I created the logo for 3D printing and had it cast in silver, brass, and copper with a company that does lost wax casting. I used a company called Shapeways to cast those finials, but they just filed for bankruptcy and went out of business. I ordered a batch before they shut down, but I am now using a laser engraver. It is not nearly as good-looking as the cast pieces. Other casting companies are online, but I haven't tried any others yet.
 
WoW! Lovely pen! Would like to know if you made the feed of Ebonite and how does that help the pen write? Or, do you purchase the feeds, and from where? P
 
Than you. What's the typical pricper piece ?
It depends on the material and what state you get it in (unpolished, polished, patina, antiqued, etc.). It also depends on the weight of the material used. Based on prices I paid with Shapeways, Sterling silver would cost me about (US Dollars) $16/piece unpolished. Brass and copper were more like $5-6 per piece unpolished. If they polish it for you, the prices go up about $5 per piece. If you get some kind of finish or treatment, costs go up from there.

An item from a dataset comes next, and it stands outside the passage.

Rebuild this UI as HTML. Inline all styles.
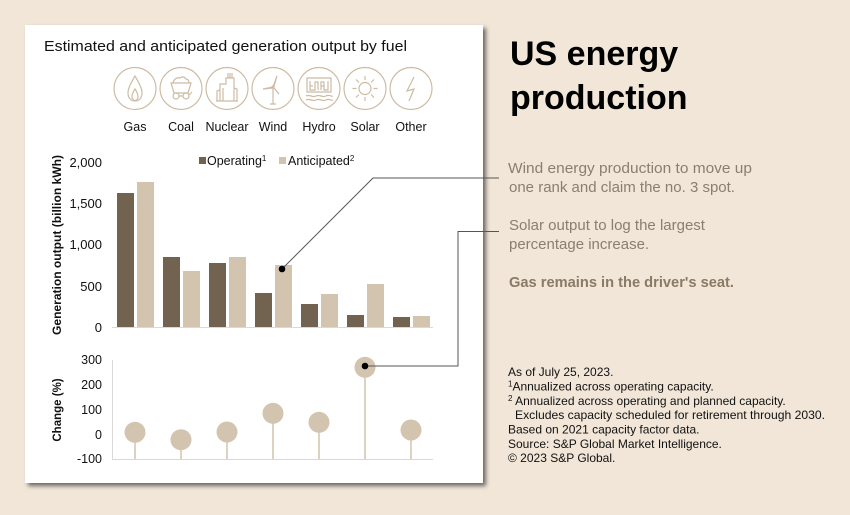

The bigger problem was processing time. Once you submit your design, it takes about 2 months to get the order. There were also some setup fees the first time I ordered. Recurring orders did not have the setup fees.

WoW! Lovely pen! Would like to know if you made the feed of Ebonite and how does that help the pen write? Or, do you purchase the feeds, and from where? P

I don't believe either of the feeds I used on these pens are ebonite. They are long gone, but I am pretty positive they were injection-molded plastic feeds from Meisternibs. However, I do get ebonite feeds from FPnibs.com or Flexible Nib Factory. The only time I have used one was on a 14k gold nib upgrade I did, and the person who got it loves the way it writes.